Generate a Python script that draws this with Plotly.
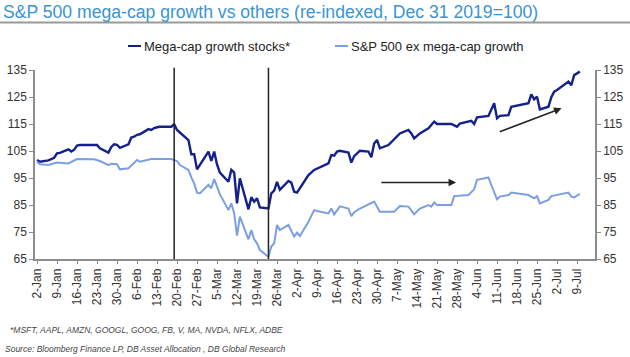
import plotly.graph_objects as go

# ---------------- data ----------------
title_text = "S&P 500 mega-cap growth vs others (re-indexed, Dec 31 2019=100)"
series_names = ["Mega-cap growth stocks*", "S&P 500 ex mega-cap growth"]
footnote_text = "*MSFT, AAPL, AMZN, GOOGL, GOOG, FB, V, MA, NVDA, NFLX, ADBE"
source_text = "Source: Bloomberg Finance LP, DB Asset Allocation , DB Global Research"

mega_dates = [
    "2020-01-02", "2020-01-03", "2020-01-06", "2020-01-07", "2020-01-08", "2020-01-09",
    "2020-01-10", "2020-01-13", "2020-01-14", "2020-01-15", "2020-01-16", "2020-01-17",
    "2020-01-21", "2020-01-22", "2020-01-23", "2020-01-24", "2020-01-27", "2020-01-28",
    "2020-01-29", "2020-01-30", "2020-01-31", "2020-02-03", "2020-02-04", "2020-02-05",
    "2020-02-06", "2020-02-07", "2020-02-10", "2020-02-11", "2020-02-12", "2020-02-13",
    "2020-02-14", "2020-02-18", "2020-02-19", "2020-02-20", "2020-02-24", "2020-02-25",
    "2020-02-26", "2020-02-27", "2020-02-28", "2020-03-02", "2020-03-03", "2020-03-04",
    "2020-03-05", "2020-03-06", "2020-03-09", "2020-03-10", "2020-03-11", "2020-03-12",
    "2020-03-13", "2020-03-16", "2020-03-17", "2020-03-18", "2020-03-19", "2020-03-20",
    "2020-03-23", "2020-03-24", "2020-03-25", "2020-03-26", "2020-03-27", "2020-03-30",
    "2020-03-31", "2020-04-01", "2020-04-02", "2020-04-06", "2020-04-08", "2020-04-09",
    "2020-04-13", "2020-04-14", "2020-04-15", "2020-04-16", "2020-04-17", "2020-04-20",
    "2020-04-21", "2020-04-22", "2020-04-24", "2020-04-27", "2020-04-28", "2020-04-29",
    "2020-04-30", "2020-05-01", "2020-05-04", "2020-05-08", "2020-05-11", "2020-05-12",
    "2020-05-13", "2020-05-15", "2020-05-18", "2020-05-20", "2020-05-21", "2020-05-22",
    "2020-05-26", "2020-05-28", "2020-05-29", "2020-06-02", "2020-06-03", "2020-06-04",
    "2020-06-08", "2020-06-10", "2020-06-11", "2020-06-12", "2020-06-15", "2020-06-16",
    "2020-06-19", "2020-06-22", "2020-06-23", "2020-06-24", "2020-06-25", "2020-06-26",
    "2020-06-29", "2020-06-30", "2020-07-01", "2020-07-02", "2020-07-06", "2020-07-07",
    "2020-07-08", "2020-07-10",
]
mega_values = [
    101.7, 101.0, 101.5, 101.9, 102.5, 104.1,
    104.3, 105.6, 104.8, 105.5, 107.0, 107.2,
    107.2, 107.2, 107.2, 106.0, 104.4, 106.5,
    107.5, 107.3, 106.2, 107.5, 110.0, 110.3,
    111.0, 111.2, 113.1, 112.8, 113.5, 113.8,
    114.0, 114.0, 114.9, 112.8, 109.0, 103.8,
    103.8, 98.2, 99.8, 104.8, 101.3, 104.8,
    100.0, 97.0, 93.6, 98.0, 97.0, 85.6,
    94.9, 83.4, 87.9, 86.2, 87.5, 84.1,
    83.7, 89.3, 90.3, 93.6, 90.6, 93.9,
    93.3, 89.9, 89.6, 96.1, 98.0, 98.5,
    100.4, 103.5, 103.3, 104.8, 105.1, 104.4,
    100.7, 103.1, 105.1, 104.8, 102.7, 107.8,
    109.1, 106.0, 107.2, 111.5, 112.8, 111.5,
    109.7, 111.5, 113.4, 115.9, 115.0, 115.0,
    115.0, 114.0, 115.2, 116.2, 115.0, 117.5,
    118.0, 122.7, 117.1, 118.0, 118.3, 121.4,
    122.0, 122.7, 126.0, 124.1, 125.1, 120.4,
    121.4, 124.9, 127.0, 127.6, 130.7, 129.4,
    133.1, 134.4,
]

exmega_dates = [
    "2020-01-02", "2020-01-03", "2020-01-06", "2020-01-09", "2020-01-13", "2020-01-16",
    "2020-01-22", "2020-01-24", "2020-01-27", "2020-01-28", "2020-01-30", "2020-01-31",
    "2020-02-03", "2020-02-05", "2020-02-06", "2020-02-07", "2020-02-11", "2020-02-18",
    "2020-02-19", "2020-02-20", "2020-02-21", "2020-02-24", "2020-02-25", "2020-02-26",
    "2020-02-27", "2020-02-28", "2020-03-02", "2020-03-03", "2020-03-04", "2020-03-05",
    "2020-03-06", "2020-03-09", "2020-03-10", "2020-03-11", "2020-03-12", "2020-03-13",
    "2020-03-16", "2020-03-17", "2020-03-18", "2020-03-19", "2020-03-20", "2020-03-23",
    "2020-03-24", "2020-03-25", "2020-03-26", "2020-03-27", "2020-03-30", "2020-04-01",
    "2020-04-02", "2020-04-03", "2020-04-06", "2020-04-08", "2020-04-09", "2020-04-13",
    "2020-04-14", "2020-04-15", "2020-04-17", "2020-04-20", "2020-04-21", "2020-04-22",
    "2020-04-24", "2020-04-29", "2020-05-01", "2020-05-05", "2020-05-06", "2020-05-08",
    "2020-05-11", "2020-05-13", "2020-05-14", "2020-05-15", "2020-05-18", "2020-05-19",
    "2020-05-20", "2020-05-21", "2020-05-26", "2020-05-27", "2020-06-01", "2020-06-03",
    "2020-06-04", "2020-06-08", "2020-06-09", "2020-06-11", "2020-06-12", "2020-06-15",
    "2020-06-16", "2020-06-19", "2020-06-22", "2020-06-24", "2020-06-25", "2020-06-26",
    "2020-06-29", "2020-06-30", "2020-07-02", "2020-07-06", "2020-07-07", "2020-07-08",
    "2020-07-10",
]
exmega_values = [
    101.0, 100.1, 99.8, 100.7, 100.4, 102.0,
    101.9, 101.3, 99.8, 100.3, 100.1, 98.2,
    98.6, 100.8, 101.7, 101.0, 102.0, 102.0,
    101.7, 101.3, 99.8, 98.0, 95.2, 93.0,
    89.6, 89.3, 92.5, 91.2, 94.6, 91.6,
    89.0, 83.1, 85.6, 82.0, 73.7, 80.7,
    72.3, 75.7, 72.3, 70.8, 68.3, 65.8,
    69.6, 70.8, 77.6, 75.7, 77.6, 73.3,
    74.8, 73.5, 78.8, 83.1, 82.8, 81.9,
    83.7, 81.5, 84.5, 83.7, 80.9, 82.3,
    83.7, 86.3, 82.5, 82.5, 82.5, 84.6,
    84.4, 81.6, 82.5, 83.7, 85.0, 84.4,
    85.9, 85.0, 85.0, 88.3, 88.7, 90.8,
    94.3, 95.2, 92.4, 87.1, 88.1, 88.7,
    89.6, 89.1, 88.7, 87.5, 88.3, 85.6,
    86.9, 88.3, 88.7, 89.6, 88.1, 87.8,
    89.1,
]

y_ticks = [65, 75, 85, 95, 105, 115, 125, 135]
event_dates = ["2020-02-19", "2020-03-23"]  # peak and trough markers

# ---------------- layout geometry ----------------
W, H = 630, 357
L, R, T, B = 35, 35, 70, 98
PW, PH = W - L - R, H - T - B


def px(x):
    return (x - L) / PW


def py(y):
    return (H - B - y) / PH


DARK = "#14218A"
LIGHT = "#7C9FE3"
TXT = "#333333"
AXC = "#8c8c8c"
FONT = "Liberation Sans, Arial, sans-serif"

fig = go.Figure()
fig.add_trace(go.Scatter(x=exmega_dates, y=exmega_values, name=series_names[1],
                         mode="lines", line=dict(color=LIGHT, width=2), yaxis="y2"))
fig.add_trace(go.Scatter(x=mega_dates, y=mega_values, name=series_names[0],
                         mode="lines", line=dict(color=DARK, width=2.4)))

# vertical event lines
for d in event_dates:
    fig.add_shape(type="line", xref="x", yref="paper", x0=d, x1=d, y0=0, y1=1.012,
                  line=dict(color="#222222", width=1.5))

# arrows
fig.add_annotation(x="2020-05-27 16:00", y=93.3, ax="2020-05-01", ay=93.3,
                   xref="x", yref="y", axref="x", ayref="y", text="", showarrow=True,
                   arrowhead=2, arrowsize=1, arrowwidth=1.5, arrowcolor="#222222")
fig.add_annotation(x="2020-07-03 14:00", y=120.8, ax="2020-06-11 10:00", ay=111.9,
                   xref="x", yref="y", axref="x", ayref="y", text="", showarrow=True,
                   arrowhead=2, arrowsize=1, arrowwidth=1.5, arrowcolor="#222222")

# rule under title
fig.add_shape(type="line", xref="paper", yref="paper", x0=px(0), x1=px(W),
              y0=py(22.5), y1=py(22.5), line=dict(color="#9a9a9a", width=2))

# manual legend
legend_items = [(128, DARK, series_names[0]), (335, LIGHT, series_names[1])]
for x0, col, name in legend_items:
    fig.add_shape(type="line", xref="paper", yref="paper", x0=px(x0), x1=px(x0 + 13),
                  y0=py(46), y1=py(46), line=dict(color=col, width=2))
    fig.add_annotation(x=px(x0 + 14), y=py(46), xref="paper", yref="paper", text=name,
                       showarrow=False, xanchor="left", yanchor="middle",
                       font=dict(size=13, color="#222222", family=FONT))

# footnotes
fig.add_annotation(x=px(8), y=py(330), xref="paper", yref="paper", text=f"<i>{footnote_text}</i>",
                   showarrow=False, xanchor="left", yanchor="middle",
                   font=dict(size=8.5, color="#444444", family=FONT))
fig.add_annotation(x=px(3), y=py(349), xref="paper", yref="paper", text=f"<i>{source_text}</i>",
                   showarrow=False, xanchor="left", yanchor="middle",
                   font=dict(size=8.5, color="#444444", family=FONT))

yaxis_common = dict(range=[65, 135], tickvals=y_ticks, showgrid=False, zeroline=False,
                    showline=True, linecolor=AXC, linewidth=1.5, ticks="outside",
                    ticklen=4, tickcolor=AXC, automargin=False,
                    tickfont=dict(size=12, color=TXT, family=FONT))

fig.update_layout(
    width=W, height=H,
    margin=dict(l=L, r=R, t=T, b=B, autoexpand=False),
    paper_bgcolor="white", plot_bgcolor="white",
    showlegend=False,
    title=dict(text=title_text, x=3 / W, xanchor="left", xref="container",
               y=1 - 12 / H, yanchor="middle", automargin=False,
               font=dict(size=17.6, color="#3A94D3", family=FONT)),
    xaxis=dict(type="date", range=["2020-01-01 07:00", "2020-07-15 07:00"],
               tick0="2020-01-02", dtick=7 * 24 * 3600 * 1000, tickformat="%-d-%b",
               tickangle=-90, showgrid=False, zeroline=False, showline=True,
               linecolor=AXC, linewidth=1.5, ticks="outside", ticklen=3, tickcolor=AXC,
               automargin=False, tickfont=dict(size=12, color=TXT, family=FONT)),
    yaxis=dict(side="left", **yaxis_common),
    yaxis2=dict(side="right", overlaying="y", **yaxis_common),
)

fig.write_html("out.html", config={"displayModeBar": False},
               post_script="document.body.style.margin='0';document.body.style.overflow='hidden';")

**GOAL OF THE EXERCISE**
Return, unchanged, the lines from the first line of the material through the line that holds "Finance LP, DB", inclusive, omitting pictures.

**SOLUTION TO THE PROBLEM**
Generate a Python script that draws this with Plotly.
import plotly.graph_objects as go

# ---------------- data ----------------
title_text = "S&P 500 mega-cap growth vs others (re-indexed, Dec 31 2019=100)"
series_names = ["Mega-cap growth stocks*", "S&P 500 ex mega-cap growth"]
footnote_text = "*MSFT, AAPL, AMZN, GOOGL, GOOG, FB, V, MA, NVDA, NFLX, ADBE"
source_text = "Source: Bloomberg Finance LP, DB Asset Allocation , DB Global Research"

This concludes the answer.